We start with bipotential gonads, which typically result in ovary or testis formation.
● Gonads with both testicular and ovarian aspects are called ovotestes. People
with these gonads are intersex.
After 6 weeks of gestation, the internal and external genitals are alike, despite the gonads.
● The wolffian ducts are male and the mullerian ducts are female. One of these ducts
will (most often) develop.
● After 15 weeks, there are ovaries and testes and beginnings of the development of
external genitals from the genital tubercle or fold.
- Chromosomes → gonadal sex → hormones shape the body and brain (morphological) →
behavioral sex
Two hormonal effects:
● Organizational hypothesis: Steroid hormones (testosterone, estrogen etc.) affect the
structure of brain and body in Utero.
○ These determine whether you develop a penis or vulva and the look of it. It
also affects the brain, but the differences between baby brains are small.
○ Once our body is organized, it can’t be changed (so male or female), but
humans are more complex → can shift/change over time.
● Activational effects: Steroid hormones affect morphology and activate psychological
effects during puberty.

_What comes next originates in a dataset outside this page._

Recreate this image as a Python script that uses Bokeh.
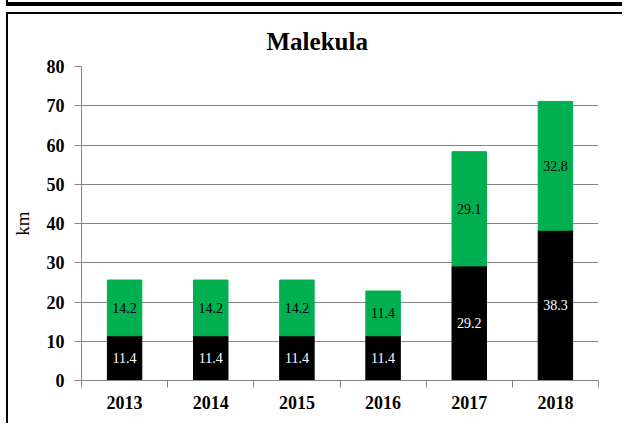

First, organizational components are needed for the
activational components to work.
○ There are also social influences, hormones don’t shape our whole life
A misconception about the hymen is that it’s supposed to break and bleed when losing
virginity. This is inaccurate; you don’t always bleed because it can already be stretched due
to other circumstances. Four types:
● Normal hymen
● Imperforate hymen: cover over vagina
● Microperforate hymen: small hole
● Septate hymen: more painful in penetration
The penis has a similar structure to the clitoris. Its urethral opening is the conductor of both
pee and ejaculate, but this cannot happen at the same time.

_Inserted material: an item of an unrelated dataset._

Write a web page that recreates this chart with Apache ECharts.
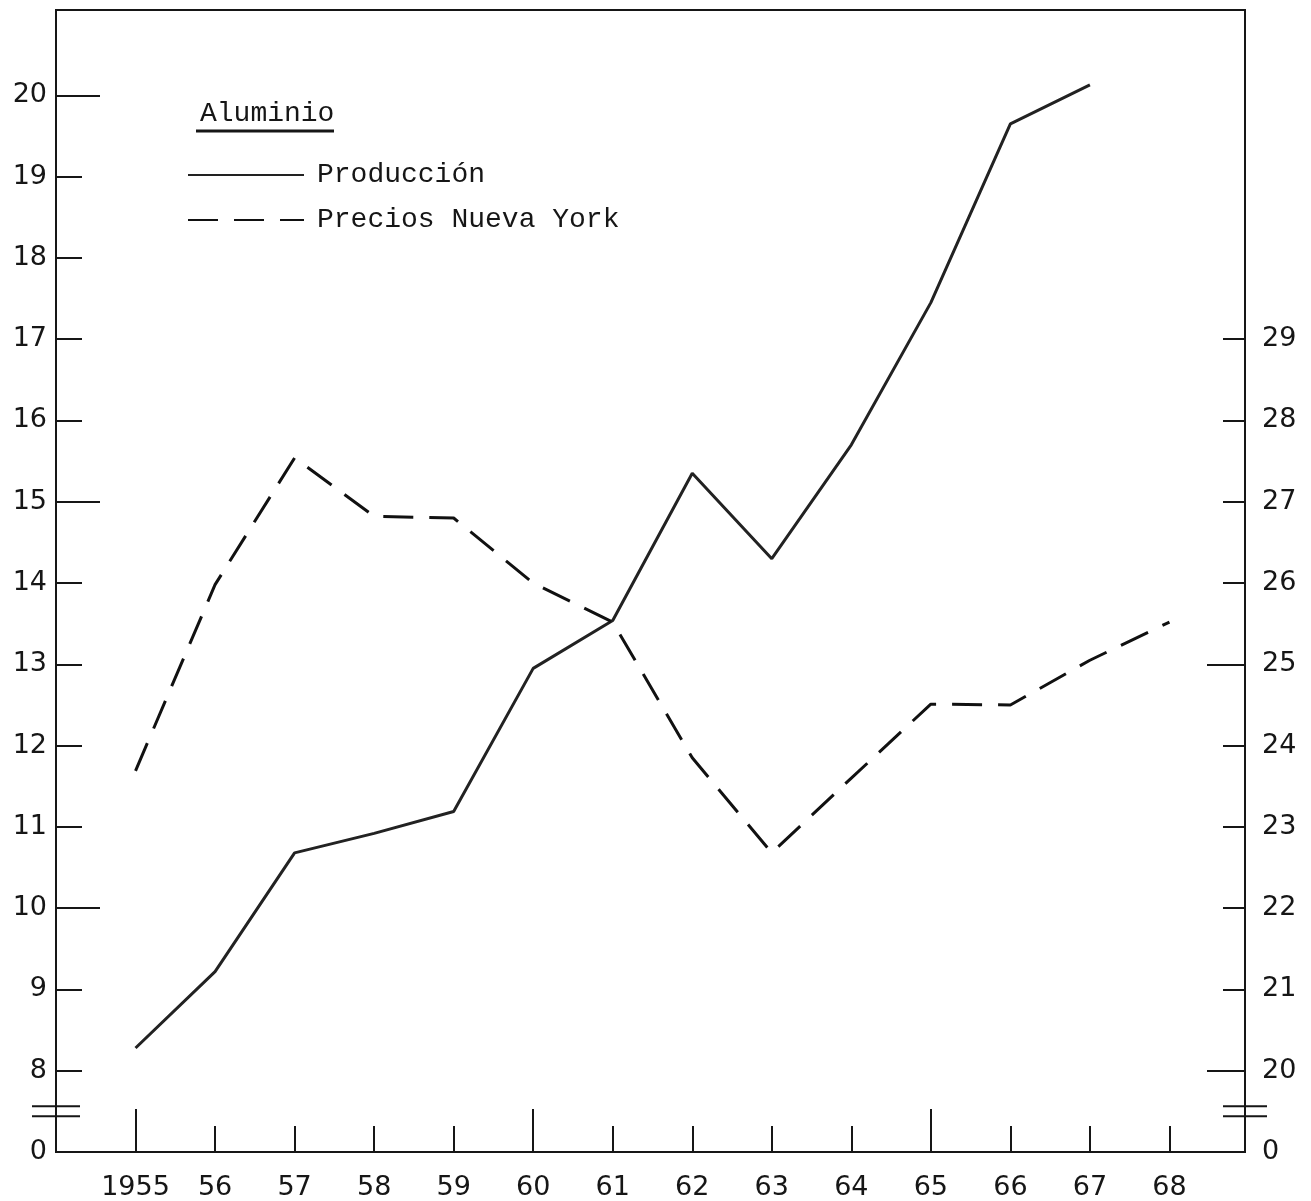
<!DOCTYPE html>
<html lang="es">
<head>
<meta charset="UTF-8">
<title>Aluminio</title>
<script src="https://cdn.jsdelivr.net/npm/echarts@6.0.0/dist/echarts.min.js"></script>
</head>
<body style="margin:0;background:#fff">
<div id="container" style="width:1311px;height:1201px"></div>
<script type="text/javascript">
// data
var years = [1955, 1956, 1957, 1958, 1959, 1960, 1961, 1962, 1963, 1964, 1965, 1966, 1967, 1968];
var yearLabels = ['1955', '56', '57', '58', '59', '60', '61', '62', '63', '64', '65', '66', '67', '68'];
var produccion = [8.28, 9.22, 10.68, 10.92, 11.19, 12.95, 13.54, 15.35, 14.3, 15.7, 17.45, 19.65, 20.13];
var precios = [23.69, 25.98, 27.54, 26.82, 26.8, 26.0, 25.52, 23.85, 22.68, 23.6, 24.51, 24.5, 25.05, 25.52];
var leftTicks = [8, 9, 10, 11, 12, 13, 14, 15, 16, 17, 18, 19, 20];
var rightTicks = [20, 21, 22, 23, 24, 25, 26, 27, 28, 29];
var leftZero = 7;   // bottom of the broken left scale, labelled 0
var rightZero = 19; // bottom of the broken right scale, labelled 0

var ink = '#161616';

var dom = document.getElementById('container');
var myChart = echarts.init(dom, null, {renderer: 'canvas'});

function pairs(vals) {
    return vals.map(function (v, i) { return [years[i], v]; });
}

var option = {
    backgroundColor: '#fff',
    animation: false,
    grid: {left: 56, right: 66, top: 10, bottom: 48, show: true, borderColor: ink, borderWidth: 2},
    title: {
        text: 'Aluminio', left: 195, top: 95,
        textStyle: {fontFamily: 'Liberation Mono', fontSize: 28, fontWeight: 'normal', color: ink}
    },
    legend: {
        orient: 'vertical', left: 187, top: 159, padding: 0,
        itemWidth: 116, itemHeight: 14, itemGap: 13,
        itemStyle: {opacity: 0},
        textStyle: {fontFamily: 'Liberation Mono', fontSize: 28, color: ink, lineHeight: 32, padding: [0, 0, 0, 8]},
        data: ['Producción', 'Precios Nueva York']
    },
    xAxis: [{
        type: 'value', min: 1954, max: 1968.95,
        axisLine: {lineStyle: {color: ink, width: 2}},
        axisTick: {inside: true, length: 26, lineStyle: {color: ink, width: 2}, customValues: years},
        axisLabel: {
            customValues: years, margin: 22, color: ink, fontFamily: 'DejaVu Sans', fontSize: 27,
            formatter: function (v) { return yearLabels[years.indexOf(v)]; }
        },
        splitLine: {show: false}
    }, {
        type: 'value', min: 1954, max: 1968.95, position: 'bottom',
        axisLine: {show: false},
        axisTick: {inside: true, length: 43, lineStyle: {color: ink, width: 2}, customValues: [1955, 1960, 1965]},
        axisLabel: {show: false},
        splitLine: {show: false}
    }],
    yAxis: [{
        type: 'value', min: leftZero, max: 21.05, position: 'left',
        axisLine: {show: true, lineStyle: {color: ink, width: 2}},
        axisTick: {inside: true, length: 26, lineStyle: {color: ink, width: 2}, customValues: leftTicks},
        axisLabel: {
            customValues: [leftZero].concat(leftTicks), margin: 9, color: ink, fontFamily: 'DejaVu Sans', fontSize: 27,
            formatter: function (v) { return v === leftZero ? '0' : String(v); }
        },
        splitLine: {show: false}
    }, {
        type: 'value', min: rightZero, max: 33.05, position: 'right',
        axisLine: {show: true, lineStyle: {color: ink, width: 2}},
        axisTick: {inside: true, length: 22, lineStyle: {color: ink, width: 2}, customValues: rightTicks},
        axisLabel: {
            customValues: [rightZero].concat(rightTicks), margin: 17, color: ink, fontFamily: 'DejaVu Sans', fontSize: 27,
            formatter: function (v) { return v === rightZero ? '0' : String(v); }
        },
        splitLine: {show: false}
    }, {
        type: 'value', min: leftZero, max: 21.05, position: 'left',
        axisLine: {show: false},
        axisTick: {inside: true, length: 44, lineStyle: {color: ink, width: 2}, customValues: [10, 15, 20]},
        axisLabel: {show: false},
        splitLine: {show: false}
    }, {
        type: 'value', min: rightZero, max: 33.05, position: 'right',
        axisLine: {show: false},
        axisTick: {inside: true, length: 38, lineStyle: {color: ink, width: 2}, customValues: [20, 25]},
        axisLabel: {show: false},
        splitLine: {show: false}
    }],
    series: [{
        name: 'Producción', type: 'line', yAxisIndex: 0, symbol: 'none',
        lineStyle: {color: '#222', width: 3},
        itemStyle: {color: '#222'},
        data: pairs(produccion)
    }, {
        name: 'Precios Nueva York', type: 'line', yAxisIndex: 1, symbol: 'none',
        lineStyle: {color: '#111', width: 3, type: [30, 16]},
        itemStyle: {color: '#111'},
        data: pairs(precios)
    }]
};

myChart.setOption(option);

// underline of the title and the axis break marks
function breakMark(x, yMid, half) {
    var g = [];
    g.push({type: 'rect', shape: {x: x - 4, y: yMid - 4, width: 8, height: 8}, style: {fill: '#fff'}});
    g.push({type: 'line', shape: {x1: x - half, y1: yMid - 5, x2: x + half, y2: yMid - 5}, style: {stroke: ink, lineWidth: 2}});
    g.push({type: 'line', shape: {x1: x - half, y1: yMid + 5, x2: x + half, y2: yMid + 5}, style: {stroke: ink, lineWidth: 2}});
    return g;
}
var xl = myChart.convertToPixel({xAxisIndex: 0}, 1954);
var xr = myChart.convertToPixel({xAxisIndex: 0}, 1968.95);
var yb = myChart.convertToPixel({yAxisIndex: 0}, 7.5);
var els = [{type: 'line', shape: {x1: 196, y1: 131, x2: 334, y2: 131}, style: {stroke: ink, lineWidth: 3}}];
els = els.concat(breakMark(xl, yb, 24), breakMark(xr, yb, 22));
myChart.setOption({graphic: els});

window.addEventListener('resize', myChart.resize);
</script>
</body>
</html>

Someone who is intersex is born with a body that is not entirely male or female, but you can’t
always tell from appearances. It’s not always known and there are different forms.
- Various hormonal and genetic factors can contribute to genitalia that have incomplete
structures or that are between a penis and vagina/clitoris:
● Hypospadias: penis doesn’t form fully, looks like a vagina
● Congenital Adrenal Hyperplasia: too many masculine hormones in the utero, this
results for a XX fetus in a big (penis-like) clitoris.